__Stated problem__: Please reproduce the lines of the records below from the one holding "What React, TypeScript" through the one holding "const data = NAMES.map((name, i)", inclusive, skipping all pictures.

__Working data__:
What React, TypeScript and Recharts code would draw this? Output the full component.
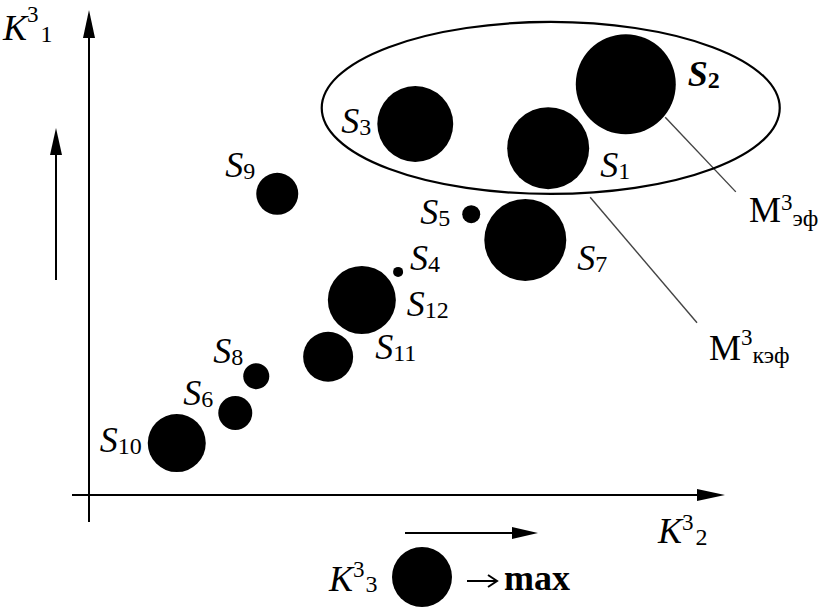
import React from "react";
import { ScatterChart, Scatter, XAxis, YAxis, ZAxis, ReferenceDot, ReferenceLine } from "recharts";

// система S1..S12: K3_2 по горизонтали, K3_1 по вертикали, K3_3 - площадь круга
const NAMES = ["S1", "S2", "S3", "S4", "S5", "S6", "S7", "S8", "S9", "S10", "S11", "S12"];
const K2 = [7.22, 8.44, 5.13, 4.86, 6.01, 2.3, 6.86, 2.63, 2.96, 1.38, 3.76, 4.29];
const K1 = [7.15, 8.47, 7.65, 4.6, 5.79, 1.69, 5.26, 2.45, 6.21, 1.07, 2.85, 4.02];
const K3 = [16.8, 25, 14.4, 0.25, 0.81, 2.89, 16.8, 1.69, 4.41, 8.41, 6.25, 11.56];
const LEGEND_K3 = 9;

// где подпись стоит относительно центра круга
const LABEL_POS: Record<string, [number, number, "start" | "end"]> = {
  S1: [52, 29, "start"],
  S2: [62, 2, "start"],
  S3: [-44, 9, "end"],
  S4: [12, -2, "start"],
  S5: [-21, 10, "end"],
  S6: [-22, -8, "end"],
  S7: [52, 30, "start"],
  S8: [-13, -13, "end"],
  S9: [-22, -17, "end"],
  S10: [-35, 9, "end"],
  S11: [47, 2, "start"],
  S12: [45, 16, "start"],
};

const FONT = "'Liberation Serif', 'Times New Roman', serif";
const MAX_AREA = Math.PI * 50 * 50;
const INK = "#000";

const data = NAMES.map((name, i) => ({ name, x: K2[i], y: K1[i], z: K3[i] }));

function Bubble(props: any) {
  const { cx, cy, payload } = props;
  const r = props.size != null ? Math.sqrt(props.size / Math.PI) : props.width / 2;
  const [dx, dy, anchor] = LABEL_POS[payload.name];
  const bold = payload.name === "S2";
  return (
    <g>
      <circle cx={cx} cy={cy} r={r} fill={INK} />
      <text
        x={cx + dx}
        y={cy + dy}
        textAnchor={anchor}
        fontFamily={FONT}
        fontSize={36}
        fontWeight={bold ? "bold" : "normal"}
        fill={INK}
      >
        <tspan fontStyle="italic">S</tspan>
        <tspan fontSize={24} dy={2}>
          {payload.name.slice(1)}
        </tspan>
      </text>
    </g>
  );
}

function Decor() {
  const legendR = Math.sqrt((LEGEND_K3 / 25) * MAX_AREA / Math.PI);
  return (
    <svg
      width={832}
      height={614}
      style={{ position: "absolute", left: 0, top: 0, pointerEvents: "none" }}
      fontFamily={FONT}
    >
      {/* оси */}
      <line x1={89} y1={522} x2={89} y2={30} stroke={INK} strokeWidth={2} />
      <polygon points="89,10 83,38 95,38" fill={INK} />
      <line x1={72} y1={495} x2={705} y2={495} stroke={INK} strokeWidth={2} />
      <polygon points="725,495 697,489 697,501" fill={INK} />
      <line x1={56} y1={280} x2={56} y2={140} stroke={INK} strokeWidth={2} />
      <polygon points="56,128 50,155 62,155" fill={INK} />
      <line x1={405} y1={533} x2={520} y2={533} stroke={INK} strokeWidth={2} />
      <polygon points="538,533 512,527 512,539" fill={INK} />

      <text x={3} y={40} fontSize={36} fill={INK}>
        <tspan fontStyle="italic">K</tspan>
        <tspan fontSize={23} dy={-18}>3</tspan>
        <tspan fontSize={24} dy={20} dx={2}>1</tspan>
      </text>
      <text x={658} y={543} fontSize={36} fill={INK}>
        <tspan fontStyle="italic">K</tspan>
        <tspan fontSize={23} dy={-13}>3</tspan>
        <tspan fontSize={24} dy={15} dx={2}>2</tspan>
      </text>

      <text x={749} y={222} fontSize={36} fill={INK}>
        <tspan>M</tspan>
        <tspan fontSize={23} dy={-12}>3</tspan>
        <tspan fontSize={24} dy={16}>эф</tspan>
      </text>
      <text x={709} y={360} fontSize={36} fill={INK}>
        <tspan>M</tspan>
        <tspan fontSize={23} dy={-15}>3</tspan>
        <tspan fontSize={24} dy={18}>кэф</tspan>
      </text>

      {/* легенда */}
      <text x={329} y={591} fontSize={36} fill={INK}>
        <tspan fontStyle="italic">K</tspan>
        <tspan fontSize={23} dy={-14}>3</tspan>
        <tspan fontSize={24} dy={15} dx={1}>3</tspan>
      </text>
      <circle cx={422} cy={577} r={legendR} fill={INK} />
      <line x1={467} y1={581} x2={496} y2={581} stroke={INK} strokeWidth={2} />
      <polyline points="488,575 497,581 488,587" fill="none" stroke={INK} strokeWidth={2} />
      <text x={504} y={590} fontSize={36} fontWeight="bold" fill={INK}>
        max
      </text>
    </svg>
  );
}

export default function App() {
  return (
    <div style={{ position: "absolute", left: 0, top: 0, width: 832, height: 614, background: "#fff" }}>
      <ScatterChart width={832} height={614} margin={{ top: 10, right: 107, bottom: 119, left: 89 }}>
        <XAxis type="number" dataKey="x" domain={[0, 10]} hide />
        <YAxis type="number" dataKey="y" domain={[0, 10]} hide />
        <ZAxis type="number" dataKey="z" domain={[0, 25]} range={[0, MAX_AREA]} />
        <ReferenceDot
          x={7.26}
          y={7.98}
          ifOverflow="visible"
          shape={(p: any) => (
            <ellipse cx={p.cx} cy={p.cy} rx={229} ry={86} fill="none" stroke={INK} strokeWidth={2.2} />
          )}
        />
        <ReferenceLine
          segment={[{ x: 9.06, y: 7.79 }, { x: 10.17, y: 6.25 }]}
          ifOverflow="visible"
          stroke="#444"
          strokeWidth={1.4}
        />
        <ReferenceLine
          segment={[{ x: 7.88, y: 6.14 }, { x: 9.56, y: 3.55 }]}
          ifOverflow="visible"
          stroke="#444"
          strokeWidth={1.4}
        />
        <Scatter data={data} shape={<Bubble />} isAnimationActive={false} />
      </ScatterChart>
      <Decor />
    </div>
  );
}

==

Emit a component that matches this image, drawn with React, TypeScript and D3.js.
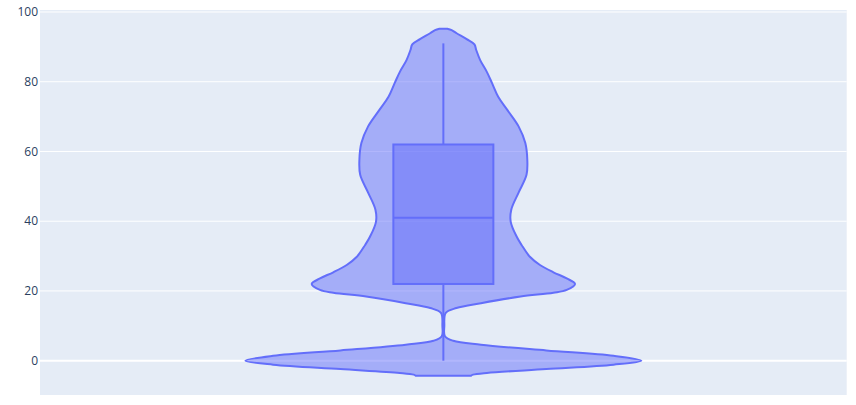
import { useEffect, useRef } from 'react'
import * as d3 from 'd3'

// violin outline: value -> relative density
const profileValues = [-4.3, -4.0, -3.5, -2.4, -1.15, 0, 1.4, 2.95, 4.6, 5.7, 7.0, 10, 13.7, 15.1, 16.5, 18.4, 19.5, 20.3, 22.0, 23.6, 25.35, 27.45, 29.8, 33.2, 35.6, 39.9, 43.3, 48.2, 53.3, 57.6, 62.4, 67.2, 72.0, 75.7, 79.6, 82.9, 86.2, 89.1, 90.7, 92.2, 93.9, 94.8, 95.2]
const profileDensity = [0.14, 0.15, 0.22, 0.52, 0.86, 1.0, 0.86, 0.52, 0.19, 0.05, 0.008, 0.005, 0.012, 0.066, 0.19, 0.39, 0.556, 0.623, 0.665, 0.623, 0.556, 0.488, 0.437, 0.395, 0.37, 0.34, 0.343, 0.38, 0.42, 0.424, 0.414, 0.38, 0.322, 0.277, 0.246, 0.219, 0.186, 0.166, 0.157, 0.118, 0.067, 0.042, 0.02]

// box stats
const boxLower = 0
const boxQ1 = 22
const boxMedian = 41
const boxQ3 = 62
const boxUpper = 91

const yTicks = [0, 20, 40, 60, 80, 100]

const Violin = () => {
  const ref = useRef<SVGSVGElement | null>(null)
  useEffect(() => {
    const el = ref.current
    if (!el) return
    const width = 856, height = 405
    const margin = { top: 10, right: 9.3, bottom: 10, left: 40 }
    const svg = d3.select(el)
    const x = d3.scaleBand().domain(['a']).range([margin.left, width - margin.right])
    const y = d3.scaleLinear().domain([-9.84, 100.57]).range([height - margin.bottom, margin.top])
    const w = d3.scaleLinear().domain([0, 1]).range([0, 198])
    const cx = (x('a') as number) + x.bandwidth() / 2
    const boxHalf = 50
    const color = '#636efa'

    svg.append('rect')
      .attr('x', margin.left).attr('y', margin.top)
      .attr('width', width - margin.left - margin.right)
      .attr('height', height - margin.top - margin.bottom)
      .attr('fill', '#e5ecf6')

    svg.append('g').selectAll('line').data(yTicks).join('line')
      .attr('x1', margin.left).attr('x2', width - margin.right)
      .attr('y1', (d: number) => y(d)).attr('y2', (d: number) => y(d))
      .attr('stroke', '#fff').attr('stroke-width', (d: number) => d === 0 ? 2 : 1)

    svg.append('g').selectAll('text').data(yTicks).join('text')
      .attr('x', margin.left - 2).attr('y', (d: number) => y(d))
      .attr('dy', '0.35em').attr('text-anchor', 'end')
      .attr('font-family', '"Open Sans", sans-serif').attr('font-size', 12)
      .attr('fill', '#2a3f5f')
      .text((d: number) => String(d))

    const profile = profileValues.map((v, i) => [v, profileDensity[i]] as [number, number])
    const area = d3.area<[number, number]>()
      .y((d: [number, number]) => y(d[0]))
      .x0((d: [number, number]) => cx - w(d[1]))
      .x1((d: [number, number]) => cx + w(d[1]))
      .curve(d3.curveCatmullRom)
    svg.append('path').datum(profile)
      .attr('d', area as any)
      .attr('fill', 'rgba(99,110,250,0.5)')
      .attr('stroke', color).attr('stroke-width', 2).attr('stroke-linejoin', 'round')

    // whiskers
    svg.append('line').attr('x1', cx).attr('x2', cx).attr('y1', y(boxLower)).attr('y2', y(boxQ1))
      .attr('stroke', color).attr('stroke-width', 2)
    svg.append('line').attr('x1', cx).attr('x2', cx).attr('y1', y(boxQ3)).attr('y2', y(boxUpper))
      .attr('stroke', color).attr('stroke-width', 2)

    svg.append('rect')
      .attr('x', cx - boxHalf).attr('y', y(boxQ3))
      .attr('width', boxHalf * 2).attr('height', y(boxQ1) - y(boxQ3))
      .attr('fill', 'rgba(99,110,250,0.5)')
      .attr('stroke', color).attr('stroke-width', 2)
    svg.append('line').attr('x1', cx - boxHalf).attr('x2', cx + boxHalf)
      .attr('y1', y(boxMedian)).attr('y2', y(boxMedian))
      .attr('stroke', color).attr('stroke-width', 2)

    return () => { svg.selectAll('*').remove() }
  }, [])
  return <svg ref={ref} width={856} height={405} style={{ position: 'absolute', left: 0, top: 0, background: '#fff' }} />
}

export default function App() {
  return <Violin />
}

__Written response__:
What React, TypeScript and Recharts code would draw this? Output the full component.
import React from "react";
import { ScatterChart, Scatter, XAxis, YAxis, ZAxis, ReferenceDot, ReferenceLine } from "recharts";

// система S1..S12: K3_2 по горизонтали, K3_1 по вертикали, K3_3 - площадь круга
const NAMES = ["S1", "S2", "S3", "S4", "S5", "S6", "S7", "S8", "S9", "S10", "S11", "S12"];
const K2 = [7.22, 8.44, 5.13, 4.86, 6.01, 2.3, 6.86, 2.63, 2.96, 1.38, 3.76, 4.29];
const K1 = [7.15, 8.47, 7.65, 4.6, 5.79, 1.69, 5.26, 2.45, 6.21, 1.07, 2.85, 4.02];
const K3 = [16.8, 25, 14.4, 0.25, 0.81, 2.89, 16.8, 1.69, 4.41, 8.41, 6.25, 11.56];
const LEGEND_K3 = 9;

// где подпись стоит относительно центра круга
const LABEL_POS: Record<string, [number, number, "start" | "end"]> = {
  S1: [52, 29, "start"],
  S2: [62, 2, "start"],
  S3: [-44, 9, "end"],
  S4: [12, -2, "start"],
  S5: [-21, 10, "end"],
  S6: [-22, -8, "end"],
  S7: [52, 30, "start"],
  S8: [-13, -13, "end"],
  S9: [-22, -17, "end"],
  S10: [-35, 9, "end"],
  S11: [47, 2, "start"],
  S12: [45, 16, "start"],
};

const FONT = "'Liberation Serif', 'Times New Roman', serif";
const MAX_AREA = Math.PI * 50 * 50;
const INK = "#000";

const data = NAMES.map((name, i) => ({ name, x: K2[i], y: K1[i], z: K3[i] }));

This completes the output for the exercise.